After the move from studios in the Copley dormitory basement to the Leavey Center in 1996, the station broadcast via a "leaky cable" FM system at 92.3 MHz, also intended to ensure that the station could only broadcast around the campus and its immediate environs. Since 2001, WGTB's content has been available exclusively over the web. Broadcasts can be heard every day from 8 a.m. to 2 a.m.

==Staff==
Serena Korkmaz is the General Manager. Eloise Owen and Mary-Grace Yaeger are the Promotional Directors. Anya Gizis is the Director of Marketing. Maxwell Keeney is the Director of Music. Savannah Benko is the Director of Events. Katie Hawkinson is the Web Director. Jamie Hood and Aleida Olvera are the Director of Technology.
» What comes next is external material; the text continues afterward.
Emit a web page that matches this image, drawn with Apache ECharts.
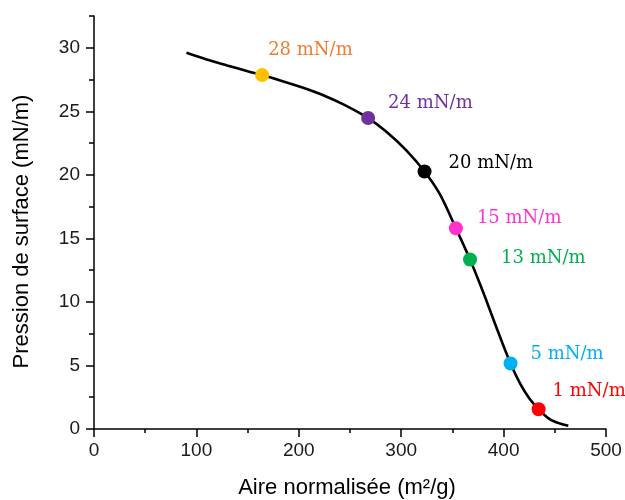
<!DOCTYPE html>
<html>
<head>
<meta charset="utf-8">
<script src="https://cdn.jsdelivr.net/npm/echarts@6/dist/echarts.min.js"></script>
<style>html,body{margin:0;padding:0;background:#fff;}#c{width:625px;height:500px;}</style>
</head>
<body>
<div id="c"></div>
<script>
// Isotherm curve (area m²/g, pressure mN/m)
var curveX = [90.3,110,130,150,164.2,185,205,225,245,267.7,285,305,322.8,338,353.4,367.2,380,393,406.8,416,425,434.2,445,455,463.2];
var curveY = [29.6,29.07,28.61,28.16,27.85,27.35,26.83,26.23,25.49,24.47,23.43,21.93,20.26,18.44,15.8,13.34,10.78,7.99,5.15,3.59,2.42,1.55,0.78,0.43,0.26];

// Highlighted points
var markerNames = ['28 mN/m','24 mN/m','20 mN/m','15 mN/m','13 mN/m','5 mN/m','1 mN/m'];
var markerX = [164.2,267.7,322.8,353.4,367.2,406.8,434.2];
var markerY = [27.85,24.47,20.26,15.8,13.34,5.15,1.55];

// Axis ticks
var xTicks = [0,100,200,300,400,500];
var yTicks = [0,5,10,15,20,25,30];
var yMinorTicks = [2.5,7.5,12.5,17.5,22.5,27.5,32.5];

// Styles
var markerColors = ['#FFC000','#7030A0','#000000','#FF33CC','#00B050','#00B0F0','#FF0000'];
var labelColors = ['#ED7D31','#7030A0','#000000','#FF33CC','#00B050','#00B0F0','#FF0000'];
var labelOffsets = [[6,-25],[20,-15],[24,-8],[21,-10],[31,-1],[20,-9],[14,-18]];

var chart = echarts.init(document.getElementById('c'), null, {renderer:'canvas'});

var series = [{
  type:'line',
  data: curveX.map(function(x,i){return [x, curveY[i]];}),
  smooth: 0.3,
  showSymbol:false,
  symbol:'none',
  lineStyle:{color:'#000', width:2.6},
  z:2,
  silent:true
}];
markerNames.forEach(function(n,i){
  var off = labelOffsets[i];
  series.push({
    type:'scatter',
    name:n,
    data:[[markerX[i], markerY[i]]],
    symbolSize:14,
    itemStyle:{color:markerColors[i], opacity:1},
    z:5,
    label:{
      show:true,
      formatter:n,
      position:[off[0]+7, off[1]+7],
      align:'left',
      verticalAlign:'middle',
      color:labelColors[i],
      fontFamily:'DejaVu Serif',
      fontSize:18
    }
  });
});

var axisTextStyle = {color:'#1a1a1a', fontFamily:'Liberation Sans', fontSize:19};

chart.setOption({
  animation:false,
  backgroundColor:'#fff',
  grid:{left:94, right:19, top:16, bottom:71, containLabel:false, outerBoundsMode:'none'},
  xAxis:{
    type:'value', min:0, max:500, interval:100,
    name:'Aire normalisée (m²/g)', nameLocation:'middle', nameGap:48,
    nameTextStyle:{color:'#000', fontFamily:'Liberation Sans', fontSize:22, padding:[0,6,0,0]},
    axisLine:{show:true, onZero:false, lineStyle:{color:'#000', width:1.5}},
    axisTick:{show:true, inside:false, length:8, lineStyle:{color:'#000', width:1.5}},
    minorTick:{show:true, splitNumber:2, length:4, lineStyle:{color:'#000', width:1.5}},
    axisLabel:Object.assign({margin:12, customValues:xTicks}, axisTextStyle),
    splitLine:{show:false}
  },
  yAxis:[{
    type:'value', min:0, max:32.5, interval:5, position:'left',
    name:'Pression de surface (mN/m)', nameLocation:'middle', nameGap:61,
    nameTextStyle:{color:'#000', fontFamily:'Liberation Sans', fontSize:22, padding:[0,18,0,0]},
    axisLine:{show:true, onZero:false, lineStyle:{color:'#000', width:1.5}},
    axisTick:{show:true, inside:false, length:8, customValues:yTicks, lineStyle:{color:'#000', width:1.5}},
    axisLabel:Object.assign({margin:14, customValues:yTicks}, axisTextStyle),
    splitLine:{show:false}
  },{
    type:'value', min:0, max:32.5, interval:2.5, position:'left', offset:0,
    axisLine:{show:false},
    axisTick:{show:true, inside:false, length:5, customValues:yMinorTicks, lineStyle:{color:'#000', width:1.5}},
    axisLabel:{show:false},
    splitLine:{show:false}
  }],
  series:series
});
</script>
</body>
</html>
Peter Lorio is the Director of Programming.

==WGAY (internet radio)==
WGAY, is a gay-oriented eclectic internet radio station, via live365. WGAY first signed on in February 2006, evolving from a Washington, DC "Part 15" (low-power) broadcast radio station, that was founded in 1991.

On Wednesdays, WGAY broadcasts archived airchecks of WGTB from the 1970's. Hundreds of hours of WGTB were recorded by various listeners, of whom, several have allowed WGAY to borrow and digitally dub these tapes. WGTB was a controversial student-run station at Georgetown University. Georgetown University, the Jesuit school, shut down because of the controversial programming the station carried.